(Figure scripts)
======
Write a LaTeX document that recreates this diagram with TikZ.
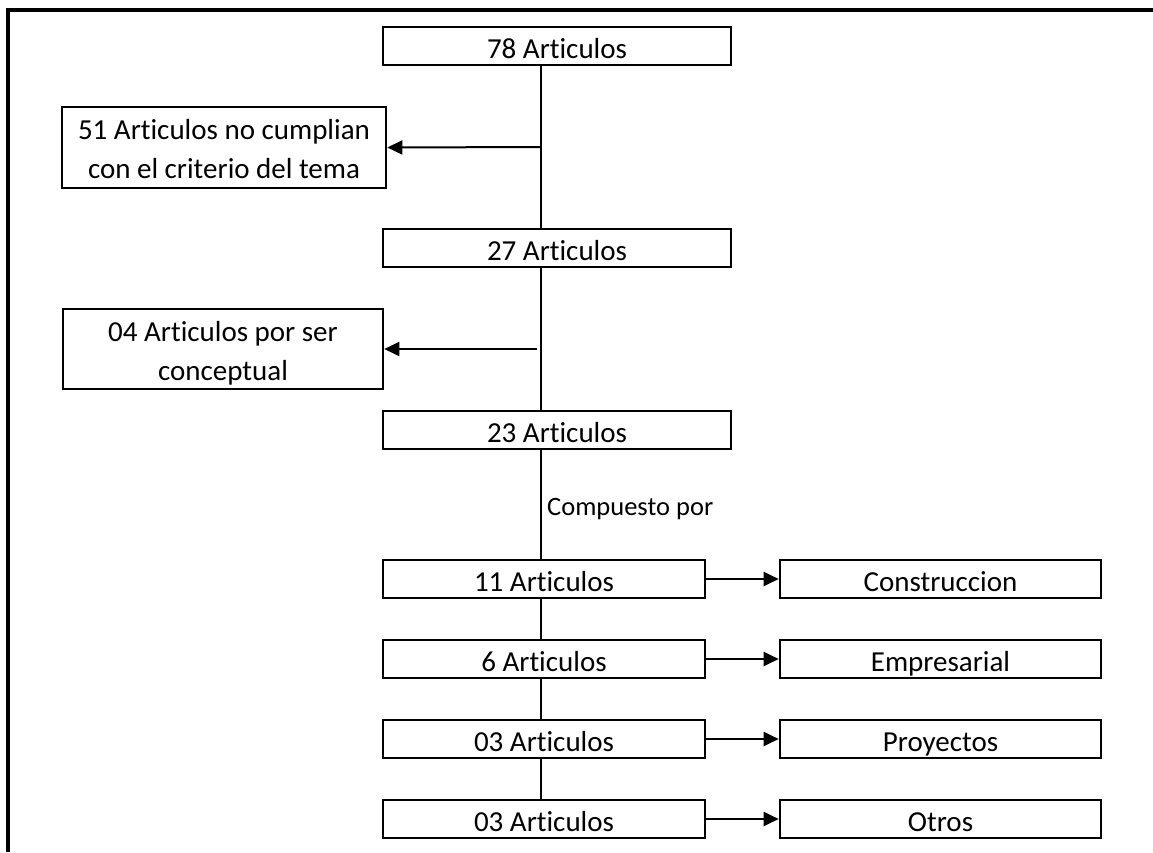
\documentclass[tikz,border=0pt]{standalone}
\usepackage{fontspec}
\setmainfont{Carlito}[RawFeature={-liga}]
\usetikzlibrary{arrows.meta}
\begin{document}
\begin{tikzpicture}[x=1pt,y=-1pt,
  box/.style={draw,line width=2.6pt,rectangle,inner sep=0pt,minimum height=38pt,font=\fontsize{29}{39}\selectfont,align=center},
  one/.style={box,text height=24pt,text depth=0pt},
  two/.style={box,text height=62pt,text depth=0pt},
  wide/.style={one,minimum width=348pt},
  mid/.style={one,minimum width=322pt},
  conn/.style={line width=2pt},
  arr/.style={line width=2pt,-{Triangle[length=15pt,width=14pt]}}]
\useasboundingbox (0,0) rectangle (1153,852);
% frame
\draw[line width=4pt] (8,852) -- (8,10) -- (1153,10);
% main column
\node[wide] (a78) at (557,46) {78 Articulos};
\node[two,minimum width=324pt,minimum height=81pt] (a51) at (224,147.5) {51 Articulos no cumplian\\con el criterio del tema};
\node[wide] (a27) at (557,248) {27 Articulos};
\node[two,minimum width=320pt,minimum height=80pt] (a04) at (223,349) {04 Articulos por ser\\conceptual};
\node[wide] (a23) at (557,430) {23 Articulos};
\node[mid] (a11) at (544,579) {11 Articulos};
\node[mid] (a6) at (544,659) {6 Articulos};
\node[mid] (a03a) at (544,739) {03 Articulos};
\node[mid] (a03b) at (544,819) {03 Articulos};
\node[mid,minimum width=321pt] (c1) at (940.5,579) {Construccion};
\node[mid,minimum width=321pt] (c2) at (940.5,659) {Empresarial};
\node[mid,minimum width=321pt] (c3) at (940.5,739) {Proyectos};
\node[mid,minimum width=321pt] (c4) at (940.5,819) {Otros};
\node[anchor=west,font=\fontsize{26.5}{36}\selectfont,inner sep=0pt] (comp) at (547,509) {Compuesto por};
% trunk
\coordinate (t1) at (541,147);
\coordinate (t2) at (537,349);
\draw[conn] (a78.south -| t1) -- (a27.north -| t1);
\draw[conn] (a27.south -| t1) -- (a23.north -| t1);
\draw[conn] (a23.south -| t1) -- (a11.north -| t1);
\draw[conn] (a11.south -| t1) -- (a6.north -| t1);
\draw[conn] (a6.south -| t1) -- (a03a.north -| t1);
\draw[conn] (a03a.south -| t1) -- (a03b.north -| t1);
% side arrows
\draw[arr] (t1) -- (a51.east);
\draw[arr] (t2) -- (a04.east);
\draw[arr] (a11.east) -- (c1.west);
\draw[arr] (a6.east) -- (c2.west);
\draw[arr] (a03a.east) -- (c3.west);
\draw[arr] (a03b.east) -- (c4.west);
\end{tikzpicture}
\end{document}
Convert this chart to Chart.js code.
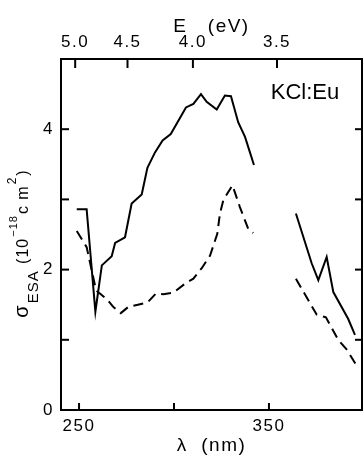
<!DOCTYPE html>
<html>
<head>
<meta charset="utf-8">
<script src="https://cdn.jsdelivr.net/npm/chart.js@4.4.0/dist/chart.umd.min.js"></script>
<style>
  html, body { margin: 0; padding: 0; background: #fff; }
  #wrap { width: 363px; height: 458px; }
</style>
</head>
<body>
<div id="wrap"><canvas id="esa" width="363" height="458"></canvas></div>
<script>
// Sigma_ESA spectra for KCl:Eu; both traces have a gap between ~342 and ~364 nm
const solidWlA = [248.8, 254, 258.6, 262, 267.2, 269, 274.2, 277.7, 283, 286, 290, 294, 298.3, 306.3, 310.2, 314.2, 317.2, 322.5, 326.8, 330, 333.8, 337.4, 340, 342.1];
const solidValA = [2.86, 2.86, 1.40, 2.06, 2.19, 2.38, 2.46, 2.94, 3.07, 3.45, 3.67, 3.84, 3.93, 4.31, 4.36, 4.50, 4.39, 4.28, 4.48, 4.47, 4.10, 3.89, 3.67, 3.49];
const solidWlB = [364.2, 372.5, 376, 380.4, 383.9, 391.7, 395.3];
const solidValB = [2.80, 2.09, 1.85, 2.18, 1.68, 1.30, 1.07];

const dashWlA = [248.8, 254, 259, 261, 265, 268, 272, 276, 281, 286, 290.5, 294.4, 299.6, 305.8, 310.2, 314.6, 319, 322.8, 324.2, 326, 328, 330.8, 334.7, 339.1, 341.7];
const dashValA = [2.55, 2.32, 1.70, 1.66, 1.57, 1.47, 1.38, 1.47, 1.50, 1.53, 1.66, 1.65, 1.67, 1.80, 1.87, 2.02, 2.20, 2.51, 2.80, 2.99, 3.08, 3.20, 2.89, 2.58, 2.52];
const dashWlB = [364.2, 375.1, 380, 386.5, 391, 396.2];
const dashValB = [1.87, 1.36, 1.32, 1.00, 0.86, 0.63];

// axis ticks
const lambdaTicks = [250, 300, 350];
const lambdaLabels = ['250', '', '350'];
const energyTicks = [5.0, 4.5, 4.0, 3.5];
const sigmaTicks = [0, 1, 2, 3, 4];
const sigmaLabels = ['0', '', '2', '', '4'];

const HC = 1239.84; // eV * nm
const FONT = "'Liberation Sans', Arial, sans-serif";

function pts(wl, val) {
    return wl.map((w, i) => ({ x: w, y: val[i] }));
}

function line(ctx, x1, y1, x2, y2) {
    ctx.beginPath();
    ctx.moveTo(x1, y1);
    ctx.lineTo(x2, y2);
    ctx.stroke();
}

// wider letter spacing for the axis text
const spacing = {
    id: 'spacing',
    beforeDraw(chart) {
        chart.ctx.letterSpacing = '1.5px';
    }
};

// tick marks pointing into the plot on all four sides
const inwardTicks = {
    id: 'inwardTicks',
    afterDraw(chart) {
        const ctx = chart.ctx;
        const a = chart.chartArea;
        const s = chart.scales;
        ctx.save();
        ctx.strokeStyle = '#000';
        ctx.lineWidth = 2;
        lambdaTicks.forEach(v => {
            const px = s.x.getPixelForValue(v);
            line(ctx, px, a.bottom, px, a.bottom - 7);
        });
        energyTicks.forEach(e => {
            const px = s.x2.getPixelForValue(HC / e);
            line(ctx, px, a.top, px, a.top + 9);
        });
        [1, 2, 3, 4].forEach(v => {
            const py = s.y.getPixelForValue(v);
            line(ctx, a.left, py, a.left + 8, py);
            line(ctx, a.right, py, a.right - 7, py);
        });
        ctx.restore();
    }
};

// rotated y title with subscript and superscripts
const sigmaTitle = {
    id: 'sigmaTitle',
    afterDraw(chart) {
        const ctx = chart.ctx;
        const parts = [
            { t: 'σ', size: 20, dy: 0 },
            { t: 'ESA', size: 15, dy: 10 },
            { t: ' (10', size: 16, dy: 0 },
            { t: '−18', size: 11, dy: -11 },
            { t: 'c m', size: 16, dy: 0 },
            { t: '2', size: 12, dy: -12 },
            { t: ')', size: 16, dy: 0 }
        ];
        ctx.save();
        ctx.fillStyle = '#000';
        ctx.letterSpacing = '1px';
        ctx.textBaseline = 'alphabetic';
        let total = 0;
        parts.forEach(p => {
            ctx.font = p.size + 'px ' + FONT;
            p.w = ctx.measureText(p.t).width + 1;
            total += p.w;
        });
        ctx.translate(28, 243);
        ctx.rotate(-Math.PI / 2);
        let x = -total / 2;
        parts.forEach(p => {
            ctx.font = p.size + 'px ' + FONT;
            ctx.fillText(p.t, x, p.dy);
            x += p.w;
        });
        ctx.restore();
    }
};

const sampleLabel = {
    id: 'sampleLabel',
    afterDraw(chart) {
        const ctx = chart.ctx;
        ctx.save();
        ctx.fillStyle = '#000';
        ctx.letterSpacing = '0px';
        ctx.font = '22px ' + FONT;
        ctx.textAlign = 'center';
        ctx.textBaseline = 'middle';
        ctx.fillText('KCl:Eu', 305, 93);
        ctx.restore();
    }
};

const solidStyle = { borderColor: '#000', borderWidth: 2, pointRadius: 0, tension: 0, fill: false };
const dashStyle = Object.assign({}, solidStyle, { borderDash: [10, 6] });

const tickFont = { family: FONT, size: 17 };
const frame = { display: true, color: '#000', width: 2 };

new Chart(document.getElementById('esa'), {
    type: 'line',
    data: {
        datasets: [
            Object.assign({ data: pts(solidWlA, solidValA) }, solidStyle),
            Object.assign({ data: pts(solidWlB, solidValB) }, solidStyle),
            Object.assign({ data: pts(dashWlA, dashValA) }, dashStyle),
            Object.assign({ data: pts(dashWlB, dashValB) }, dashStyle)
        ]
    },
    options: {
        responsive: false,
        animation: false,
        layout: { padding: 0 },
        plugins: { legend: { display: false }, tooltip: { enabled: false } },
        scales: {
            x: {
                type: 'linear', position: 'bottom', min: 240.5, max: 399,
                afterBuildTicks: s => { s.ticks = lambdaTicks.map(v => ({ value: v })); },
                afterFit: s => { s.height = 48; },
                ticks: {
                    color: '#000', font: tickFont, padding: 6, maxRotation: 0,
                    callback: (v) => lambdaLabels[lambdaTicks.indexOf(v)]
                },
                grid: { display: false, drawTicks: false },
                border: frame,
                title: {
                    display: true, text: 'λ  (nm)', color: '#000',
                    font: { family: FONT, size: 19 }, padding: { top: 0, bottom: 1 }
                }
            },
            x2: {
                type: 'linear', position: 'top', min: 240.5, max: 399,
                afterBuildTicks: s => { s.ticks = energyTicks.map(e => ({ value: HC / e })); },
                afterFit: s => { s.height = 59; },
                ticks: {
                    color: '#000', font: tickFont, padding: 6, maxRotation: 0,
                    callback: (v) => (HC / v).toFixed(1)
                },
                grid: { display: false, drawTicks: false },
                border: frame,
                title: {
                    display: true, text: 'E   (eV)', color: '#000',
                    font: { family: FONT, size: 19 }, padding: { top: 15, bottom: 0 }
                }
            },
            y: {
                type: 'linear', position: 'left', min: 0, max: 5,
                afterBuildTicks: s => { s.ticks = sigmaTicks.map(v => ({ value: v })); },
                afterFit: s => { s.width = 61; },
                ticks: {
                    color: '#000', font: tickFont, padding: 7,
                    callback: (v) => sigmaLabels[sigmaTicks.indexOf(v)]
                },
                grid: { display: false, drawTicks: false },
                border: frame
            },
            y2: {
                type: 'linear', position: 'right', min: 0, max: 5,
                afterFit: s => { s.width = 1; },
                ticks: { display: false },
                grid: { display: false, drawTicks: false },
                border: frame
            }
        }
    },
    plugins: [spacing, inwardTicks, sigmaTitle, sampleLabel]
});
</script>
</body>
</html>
======
Pick out the lines above containing the word "with", then copy them.

Write a LaTeX document that recreates this diagram with TikZ.
// rotated y title with subscript and superscripts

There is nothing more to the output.